- Founded: 1919
- Headquarters: Houston
- Youth wing: Young Communist League
- Ideology: Communism Marxism–Leninism
- Political position: Far-left
- National affiliation: Communist Party USA
- Colors: Red
- Texas Senate: 0 / 31
- Texas House of Representatives: 0 / 150

= Communist Party of Texas =

The Communist Party of Texas is a political party in the U.S. state of Texas. It is a member of the Communist Party USA and operates as a state district. The party is headquartered in Houston.

The Communist Party's aim is the abolition of private ownership and control of capital and the construction of a classless, moneyless, and stateless society thereafter. Its most recent state conference was held in January 2018. The party has city clubs in Austin, Dallas, Houston, Lufkin, and San Antonio.

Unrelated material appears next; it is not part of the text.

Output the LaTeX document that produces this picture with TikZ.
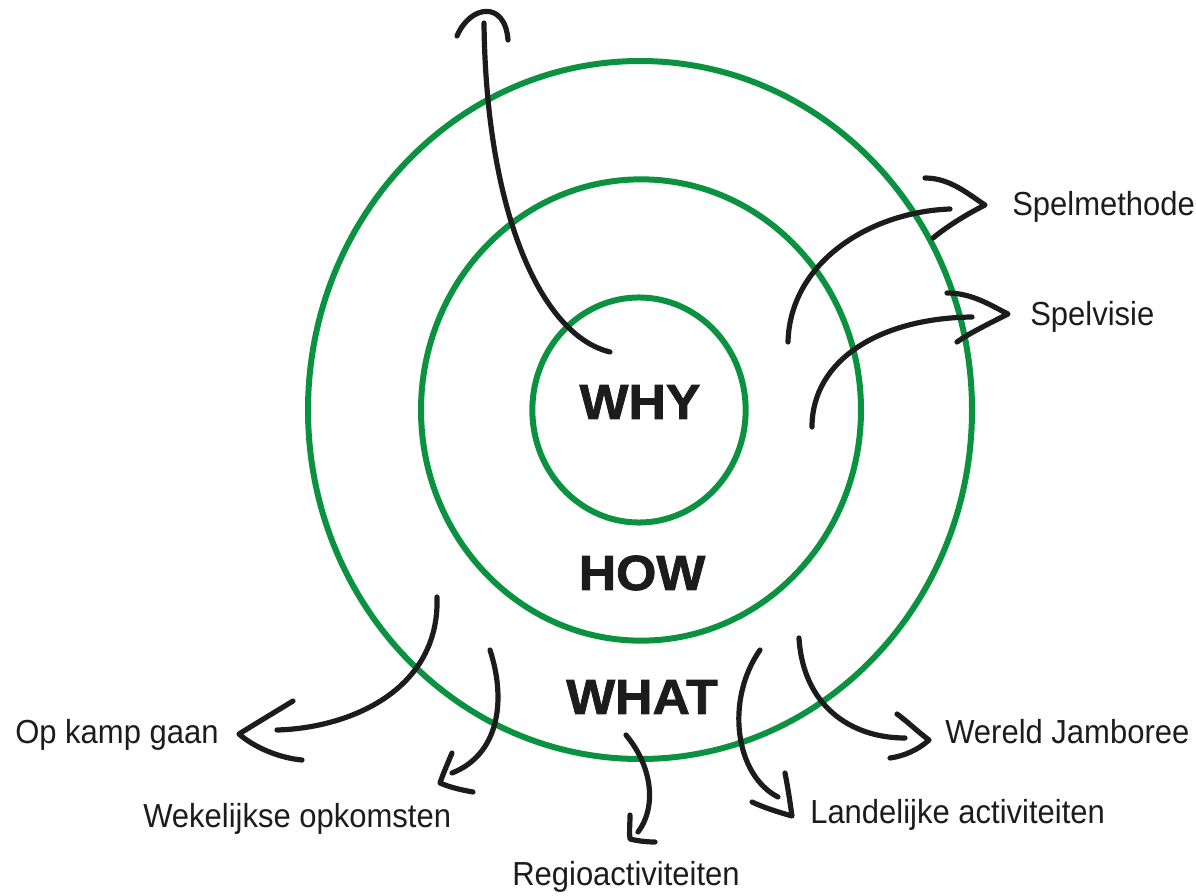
\documentclass[tikz,border=0pt]{standalone}
\usepackage{fontspec}
\setmainfont{Liberation Sans}
\newfontfamily\heavyfont{Liberation Sans}[BoldFeatures={FakeBold=1.6,FakeStretch=1.05}]
\newfontfamily\handfont{Liberation Sans}[FakeStretch=0.93]
\definecolor{ringgreen}{RGB}{10,146,64}
\definecolor{inkblack}{RGB}{28,28,28}
\begin{document}
\begin{tikzpicture}[x=0.75pt,y=-0.75pt,
  ring/.style={draw=ringgreen, line width=4.5pt},
  conn/.style={draw=inkblack, line width=3.9pt, line cap=round, line join=round},
  big/.style={font=\fontsize{37}{40}\heavyfont\bfseries, text=inkblack, inner sep=0pt},
  lab/.style={font=\fontsize{25}{28}\handfont, text=inkblack, inner sep=0pt, anchor=base west}]
\path[use as bounding box] (0,0) rectangle (1196,896);

% rings
\draw[ring] (640,410) ellipse [x radius=249pt, y radius=261.75pt];
\draw[ring] (641,410) ellipse [x radius=165pt, y radius=173pt];
\draw[ring] (639,410) ellipse [x radius=80pt, y radius=84.4pt];

% core words
\node[big] (why) at (640,402) {WHY};
\node[big] (how) at (642,573) {HOW};
\node[big] (what) at (642,697) {WHAT};

% labels
\node[lab] (spm) at (1012,215) {Spelmethode};
\node[lab] (spv) at (1030,325) {Spelvisie};
\node[lab] (kamp) at (15,743) {Op kamp gaan};
\node[lab] (wek) at (143,827) {Wekelijkse opkomsten};
\node[lab] (regio) at (512,885) {Regioactiviteiten};
\node[lab] (land) at (810,823) {Landelijke activiteiten};
\node[lab] (wer) at (945,743) {Wereld Jamboree};

% connector end points
\coordinate (whyS) at (610,352);   \coordinate (whyE) at (484,23);
\coordinate (spmS) at (788,342);   \coordinate (spmE) at (950,209);
\coordinate (spvS) at (812,427);   \coordinate (spvE) at (972,317);
\coordinate (kampS) at (437,597);  \coordinate (kampE) at (277,730);
\coordinate (wekS) at (490,650);   \coordinate (wekE) at (452,773);
\coordinate (regS) at (626,735);   \coordinate (regE) at (638,832);
\coordinate (landS) at (760,650);  \coordinate (landE) at (778,797);
\coordinate (werS) at (799,638);   \coordinate (werE) at (905,738);

% shafts
\draw[conn] (whyS) .. controls (540,335) and (486,210) .. (whyE);
\draw[conn] (spmS) .. controls (790,262) and (870,212) .. (spmE);
\draw[conn] (spvS) .. controls (812,360) and (880,318) .. (spvE);
\draw[conn] (kampS) .. controls (440,690) and (350,728) .. (kampE);
\draw[conn] (wekS) .. controls (507,702) and (498,755) .. (wekE);
\draw[conn] (regS) .. controls (655,770) and (655,810) .. (regE);
\draw[conn] (landS) .. controls (725,700) and (735,775) .. (landE);
\draw[conn] (werS) .. controls (803,705) and (850,738) .. (werE);

% heads
\draw[conn] (457,36) .. controls (470,5) and (505,0) .. (508,40);
\draw[conn] (925,178) .. controls (950,178) and (968,194) .. (985,205) .. controls (965,215) and (945,228) .. (933,238);
\draw[conn] (947,293) .. controls (972,293) and (990,305) .. (1008,314) .. controls (988,324) and (968,334) .. (957,342);
\draw[conn] (293,701) .. controls (275,712) and (255,724) .. (239,734) .. controls (255,748) and (280,758) .. (302,760);
\draw[conn] (452,753) .. controls (447,765) and (443,774) .. (440,783) .. controls (452,788) and (462,790) .. (473,792);
\draw[conn] (630,815) .. controls (630,825) and (629,832) .. (630,839) .. controls (638,841) and (647,842) .. (655,842);
\draw[conn] (785,773) .. controls (788,788) and (790,802) .. (792,816) .. controls (778,812) and (765,808) .. (752,802);
\draw[conn] (897,714) .. controls (908,722) and (918,732) .. (929,740) .. controls (918,750) and (904,756) .. (890,758);
\end{tikzpicture}
\end{document}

According to the Texas law, passed in 1954, it is illegal for any public official (elected or otherwise) to be a communist, which makes it difficult for the party to participate in elections. However, the narrow definition of "communist", added in 1993 as Section 557.021, as "a person who commits an act reasonably calculated to further the overthrow of the government, by force or violence or by unlawful or unconstitutional means and replace it with a communist government" at least opened the window for a non-violent, non-criminal communist to run.